How splendid Jim enlisting, what a sportsman; I expect we shall meet some day, hope so. I got lots of letters from you Jane & Dryden, all the ones you posted to India office. Thanks awfully for them. Very busy, as I have to get acquainted with all the thousand and one orders of the force. So glad to hear you are all right at home. Please send me a khaki muffler, lightweight but warm. Tell Ben the blue jersey is the warmest thing in Europe & the buzz of the force; really, no rotting. Past 10 o’clock, so I must go to sleep. Still raining hard. Not very cold here, but damp and miserable, very muddy & dirty-

I got another letter from Jane today, I must try & answer them all tomorrow. I wonder if old Ben’s arrived home yet. She’ll tell you all my news. I posted a letter in a french post office to you, but now I hear they will not be forwarded. I also want some thick pants, to the knee, but not too solid, light but warm style if obtainable. I would’nt mind some cigarettes & baccy occasionally- I am going to try & keep a diary through the war, but I expect it will be a pretty scrappy one when once we get to the mysterious “front”! We get a few papers occasionally, & I see Antwerp has fallen; I wonder what their game is.
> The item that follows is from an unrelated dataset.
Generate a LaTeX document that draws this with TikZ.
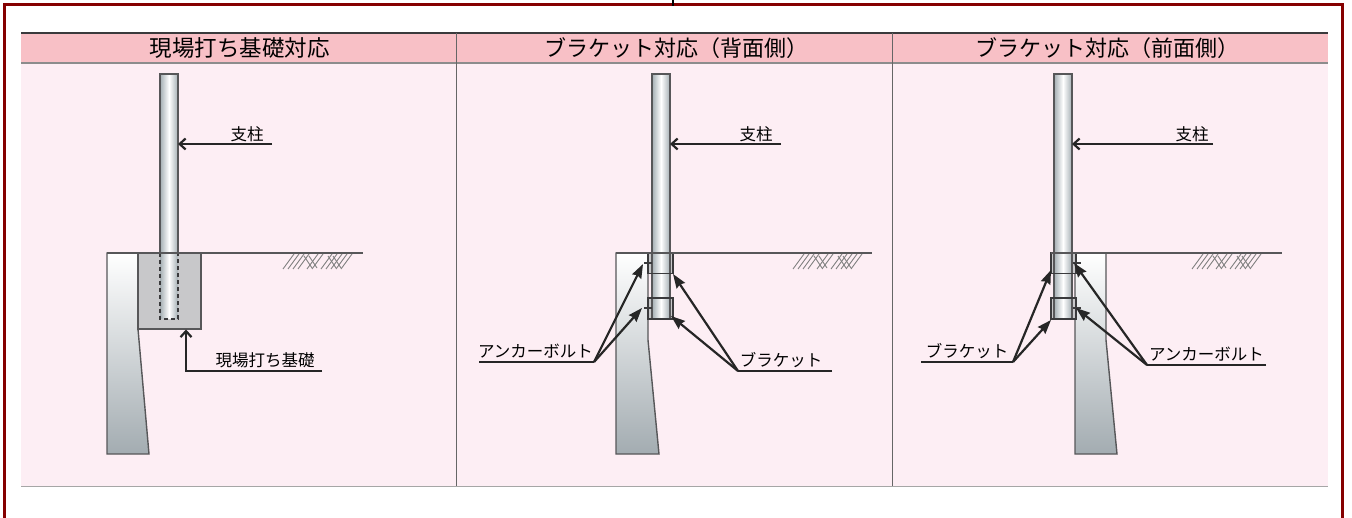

By the way, send along a few picture papers occasionally Daily Sketches etc, they all help to amuse us. And I want a pair of thick gloves, 8’s, leather lined wool or something warm; and a folding lantern, for candles, with talc sides; you can buy them at the Stores I think. Old Ben will tell you all about our escapades at P. Said, I would’nt have missed that day for worlds. All our letters are censored, so I can tell you nothing, not even where we are or where we are going; don’t worry we’ll be all right, but wont it be cold! Ugh.. When you write, enclose a card, or p.c. then I can write back at once; or enclose an envelope, anything so as I can get some news back to you soon, as these things are always handy.


This letter was continued on the 17th October.

The rain seemed to annoy Drake-Brockman more than it annoyed Ted.

The route lay for a part of the way through Marseilles town, and the inhabitants, notwithstanding the lateness of the hour, opened their windows and clapped and cheered us all the way. The journey was mostly uphill, and the cobbled streets made one’s feet rather tired towards the end of the march. Camp was reached at midnight. After some difficulty our exact part was located, camp pitched and kits sorted out, and such arrangements made as were possible in the darkness. Luckily, though it was rather threatening, it did not rain on the way, but at 5.30 a.m. it began to come down and rained heavily, with the result that the camp, which was situated a bit low in some meadows soon got terribly muddy. It was wet and miserable all next day, the 14th, and the day after. An intermittent drizzle made it very cold and damp.